TO BE DONE:
Within the records below, find each line that holds the string "script", then copy it.

--- Start SUPPLIED RECORDS ---

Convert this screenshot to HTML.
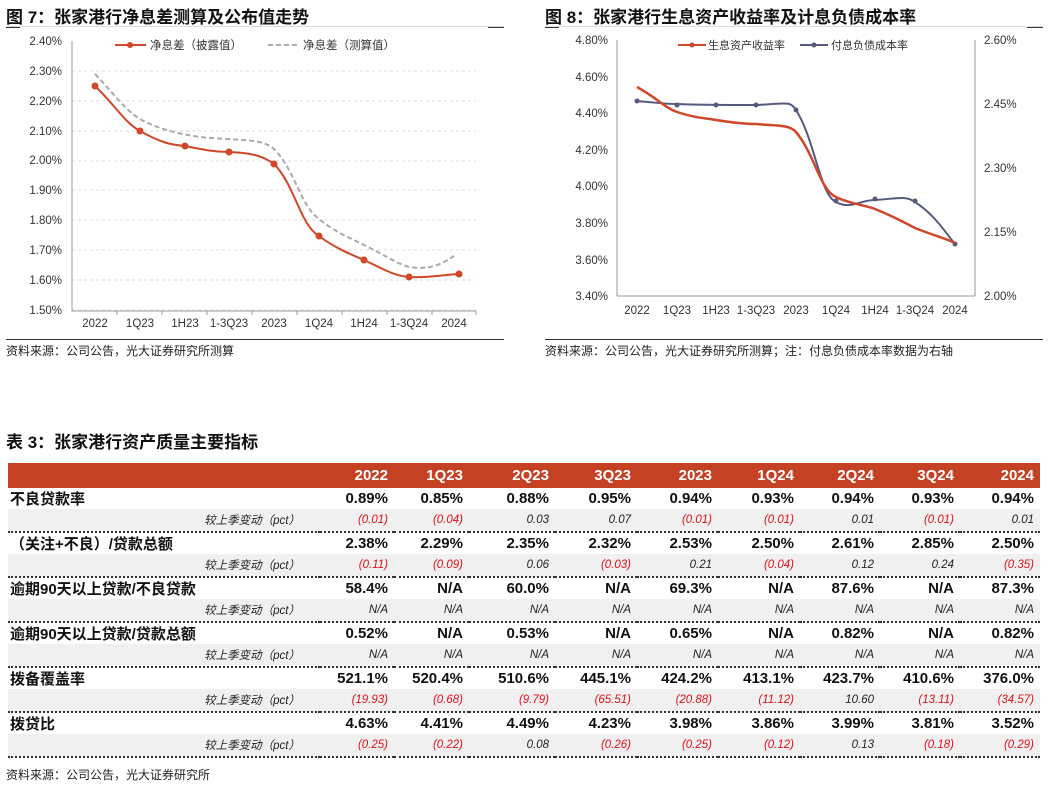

--- End SUPPLIED RECORDS ---
--- Start SUPPLIED RECORDS ---

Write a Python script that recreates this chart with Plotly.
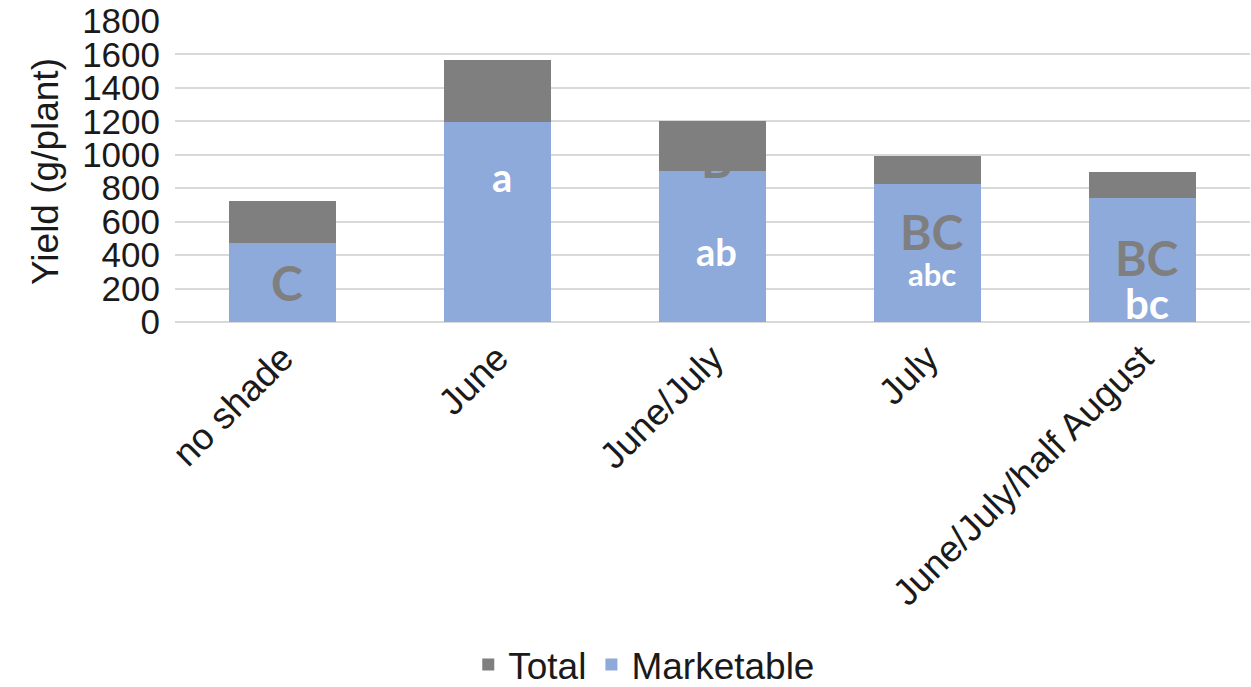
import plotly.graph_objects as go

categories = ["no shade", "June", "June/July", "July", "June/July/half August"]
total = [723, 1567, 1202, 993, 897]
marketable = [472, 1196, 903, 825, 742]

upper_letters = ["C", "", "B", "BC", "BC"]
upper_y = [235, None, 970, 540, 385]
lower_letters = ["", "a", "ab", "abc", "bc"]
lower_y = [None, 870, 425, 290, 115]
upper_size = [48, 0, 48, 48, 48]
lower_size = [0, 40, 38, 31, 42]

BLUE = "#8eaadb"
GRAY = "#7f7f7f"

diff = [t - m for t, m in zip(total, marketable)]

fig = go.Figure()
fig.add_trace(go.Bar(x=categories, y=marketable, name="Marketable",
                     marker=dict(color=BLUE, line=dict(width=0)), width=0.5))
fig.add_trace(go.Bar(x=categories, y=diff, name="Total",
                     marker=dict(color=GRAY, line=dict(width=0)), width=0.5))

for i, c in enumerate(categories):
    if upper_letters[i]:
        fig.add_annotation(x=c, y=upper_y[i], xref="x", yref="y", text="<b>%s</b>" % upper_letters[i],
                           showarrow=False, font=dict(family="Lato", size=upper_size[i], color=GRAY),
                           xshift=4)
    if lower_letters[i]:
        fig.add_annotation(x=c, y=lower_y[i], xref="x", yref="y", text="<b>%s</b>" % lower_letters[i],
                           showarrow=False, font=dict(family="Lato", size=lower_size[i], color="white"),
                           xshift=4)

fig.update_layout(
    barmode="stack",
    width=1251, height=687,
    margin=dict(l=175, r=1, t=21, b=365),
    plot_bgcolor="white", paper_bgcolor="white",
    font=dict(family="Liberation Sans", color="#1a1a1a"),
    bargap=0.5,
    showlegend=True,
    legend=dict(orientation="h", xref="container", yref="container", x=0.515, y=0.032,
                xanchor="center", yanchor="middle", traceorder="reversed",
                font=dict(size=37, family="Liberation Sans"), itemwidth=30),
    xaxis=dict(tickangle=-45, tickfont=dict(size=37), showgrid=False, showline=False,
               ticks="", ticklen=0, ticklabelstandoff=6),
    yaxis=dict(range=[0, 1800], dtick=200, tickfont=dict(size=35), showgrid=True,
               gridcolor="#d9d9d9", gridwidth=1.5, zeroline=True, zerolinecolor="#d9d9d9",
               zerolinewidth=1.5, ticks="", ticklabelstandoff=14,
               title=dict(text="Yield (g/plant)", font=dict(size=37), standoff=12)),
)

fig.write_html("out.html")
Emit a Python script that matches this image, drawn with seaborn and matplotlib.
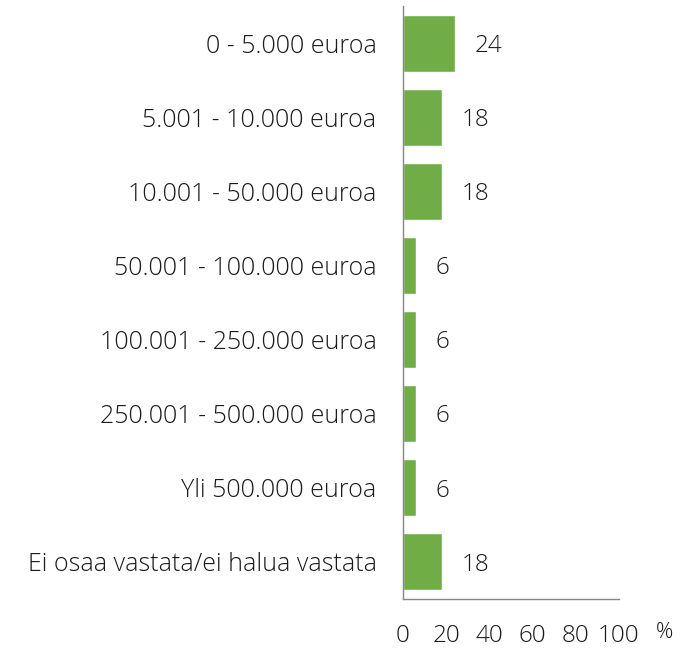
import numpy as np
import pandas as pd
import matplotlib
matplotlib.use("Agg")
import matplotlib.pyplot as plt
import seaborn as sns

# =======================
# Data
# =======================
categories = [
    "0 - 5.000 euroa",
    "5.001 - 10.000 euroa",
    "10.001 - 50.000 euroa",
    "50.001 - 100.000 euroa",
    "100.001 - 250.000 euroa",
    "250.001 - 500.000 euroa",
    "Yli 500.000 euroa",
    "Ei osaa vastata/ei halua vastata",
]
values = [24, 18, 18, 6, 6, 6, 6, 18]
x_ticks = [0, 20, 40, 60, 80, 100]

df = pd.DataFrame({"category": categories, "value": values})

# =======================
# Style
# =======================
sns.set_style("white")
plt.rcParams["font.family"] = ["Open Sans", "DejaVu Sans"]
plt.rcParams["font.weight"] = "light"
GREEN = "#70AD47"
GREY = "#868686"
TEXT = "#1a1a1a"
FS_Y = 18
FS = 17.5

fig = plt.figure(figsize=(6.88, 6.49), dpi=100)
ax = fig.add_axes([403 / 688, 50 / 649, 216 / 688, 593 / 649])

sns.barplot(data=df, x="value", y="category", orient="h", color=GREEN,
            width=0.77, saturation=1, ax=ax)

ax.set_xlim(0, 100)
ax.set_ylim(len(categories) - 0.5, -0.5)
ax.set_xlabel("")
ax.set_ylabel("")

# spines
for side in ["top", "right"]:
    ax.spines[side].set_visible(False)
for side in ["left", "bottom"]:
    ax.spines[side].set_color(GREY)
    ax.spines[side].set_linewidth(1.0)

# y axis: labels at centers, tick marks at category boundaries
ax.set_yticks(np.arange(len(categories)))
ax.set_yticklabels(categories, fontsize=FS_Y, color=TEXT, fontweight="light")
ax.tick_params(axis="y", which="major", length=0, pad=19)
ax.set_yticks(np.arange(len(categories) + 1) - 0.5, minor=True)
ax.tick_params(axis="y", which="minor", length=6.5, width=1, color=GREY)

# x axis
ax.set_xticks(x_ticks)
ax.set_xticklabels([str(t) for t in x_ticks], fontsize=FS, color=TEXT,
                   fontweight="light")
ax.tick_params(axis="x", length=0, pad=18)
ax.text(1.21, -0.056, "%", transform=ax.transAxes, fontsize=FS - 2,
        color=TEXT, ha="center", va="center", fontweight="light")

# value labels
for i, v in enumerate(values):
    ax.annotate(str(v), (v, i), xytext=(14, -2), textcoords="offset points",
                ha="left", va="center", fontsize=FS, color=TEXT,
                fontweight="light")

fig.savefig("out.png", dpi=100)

--- End SUPPLIED RECORDS ---
--- Start SUPPLIED RECORDS ---

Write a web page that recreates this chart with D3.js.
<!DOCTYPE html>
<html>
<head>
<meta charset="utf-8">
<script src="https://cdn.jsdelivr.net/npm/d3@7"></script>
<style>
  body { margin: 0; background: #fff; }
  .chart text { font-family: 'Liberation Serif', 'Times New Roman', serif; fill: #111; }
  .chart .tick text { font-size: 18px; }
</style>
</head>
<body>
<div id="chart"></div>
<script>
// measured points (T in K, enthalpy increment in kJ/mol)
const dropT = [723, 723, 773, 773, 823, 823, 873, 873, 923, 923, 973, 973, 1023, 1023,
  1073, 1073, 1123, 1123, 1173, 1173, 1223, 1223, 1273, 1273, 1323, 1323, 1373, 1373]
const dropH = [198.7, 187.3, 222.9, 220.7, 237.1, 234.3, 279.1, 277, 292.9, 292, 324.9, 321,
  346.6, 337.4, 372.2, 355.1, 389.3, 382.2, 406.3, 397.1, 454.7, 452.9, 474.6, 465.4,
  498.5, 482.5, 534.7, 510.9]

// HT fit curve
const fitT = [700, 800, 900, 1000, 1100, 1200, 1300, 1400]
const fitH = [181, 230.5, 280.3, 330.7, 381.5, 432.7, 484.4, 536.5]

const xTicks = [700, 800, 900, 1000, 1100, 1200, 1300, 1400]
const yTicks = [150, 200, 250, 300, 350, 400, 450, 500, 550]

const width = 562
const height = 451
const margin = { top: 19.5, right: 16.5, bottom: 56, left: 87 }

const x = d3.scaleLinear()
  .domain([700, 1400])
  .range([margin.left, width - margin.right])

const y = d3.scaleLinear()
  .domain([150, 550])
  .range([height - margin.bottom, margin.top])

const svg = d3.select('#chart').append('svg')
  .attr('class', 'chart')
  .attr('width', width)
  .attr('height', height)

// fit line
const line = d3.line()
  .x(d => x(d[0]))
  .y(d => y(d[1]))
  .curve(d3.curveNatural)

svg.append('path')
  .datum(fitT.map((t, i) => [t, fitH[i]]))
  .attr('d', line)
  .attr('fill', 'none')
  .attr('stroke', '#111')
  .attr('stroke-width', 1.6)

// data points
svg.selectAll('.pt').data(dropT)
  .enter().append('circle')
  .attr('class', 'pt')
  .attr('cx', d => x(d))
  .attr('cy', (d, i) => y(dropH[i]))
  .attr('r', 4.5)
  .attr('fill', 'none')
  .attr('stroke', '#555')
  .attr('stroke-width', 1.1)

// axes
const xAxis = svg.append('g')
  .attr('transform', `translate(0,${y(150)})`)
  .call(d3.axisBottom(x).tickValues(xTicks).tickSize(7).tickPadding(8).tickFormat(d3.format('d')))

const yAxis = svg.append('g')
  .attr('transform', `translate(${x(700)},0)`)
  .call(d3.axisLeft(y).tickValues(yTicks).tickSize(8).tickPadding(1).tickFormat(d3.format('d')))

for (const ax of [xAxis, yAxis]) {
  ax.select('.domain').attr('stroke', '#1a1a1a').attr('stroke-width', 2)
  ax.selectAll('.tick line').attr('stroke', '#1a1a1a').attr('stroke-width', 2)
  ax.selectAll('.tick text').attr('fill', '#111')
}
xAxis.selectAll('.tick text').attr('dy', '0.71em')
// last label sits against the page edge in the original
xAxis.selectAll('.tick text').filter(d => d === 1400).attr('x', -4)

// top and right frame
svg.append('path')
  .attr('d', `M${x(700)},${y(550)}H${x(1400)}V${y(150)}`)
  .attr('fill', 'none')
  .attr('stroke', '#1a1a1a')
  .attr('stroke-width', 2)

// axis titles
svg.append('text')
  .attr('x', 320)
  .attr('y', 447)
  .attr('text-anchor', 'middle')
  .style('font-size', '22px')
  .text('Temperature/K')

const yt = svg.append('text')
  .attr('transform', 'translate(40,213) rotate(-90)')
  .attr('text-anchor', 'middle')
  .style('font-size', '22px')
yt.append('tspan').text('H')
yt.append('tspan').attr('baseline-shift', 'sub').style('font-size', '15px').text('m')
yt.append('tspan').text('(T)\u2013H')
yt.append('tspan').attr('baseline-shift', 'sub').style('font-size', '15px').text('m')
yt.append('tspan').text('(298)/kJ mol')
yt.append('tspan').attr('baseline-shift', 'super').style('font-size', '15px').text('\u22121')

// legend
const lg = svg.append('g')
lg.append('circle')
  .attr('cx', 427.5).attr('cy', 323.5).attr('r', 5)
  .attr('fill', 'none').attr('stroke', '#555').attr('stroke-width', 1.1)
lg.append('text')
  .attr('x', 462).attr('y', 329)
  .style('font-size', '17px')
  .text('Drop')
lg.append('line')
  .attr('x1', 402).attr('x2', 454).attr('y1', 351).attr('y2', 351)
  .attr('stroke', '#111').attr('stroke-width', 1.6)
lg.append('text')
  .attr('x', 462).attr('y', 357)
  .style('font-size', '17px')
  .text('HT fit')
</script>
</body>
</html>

--- End SUPPLIED RECORDS ---

WRITTEN REPLY:
Write a Python script that recreates this chart with Plotly.
Emit a Python script that matches this image, drawn with seaborn and matplotlib.
<script src="https://cdn.jsdelivr.net/npm/d3@7"></script>
<script>
</script>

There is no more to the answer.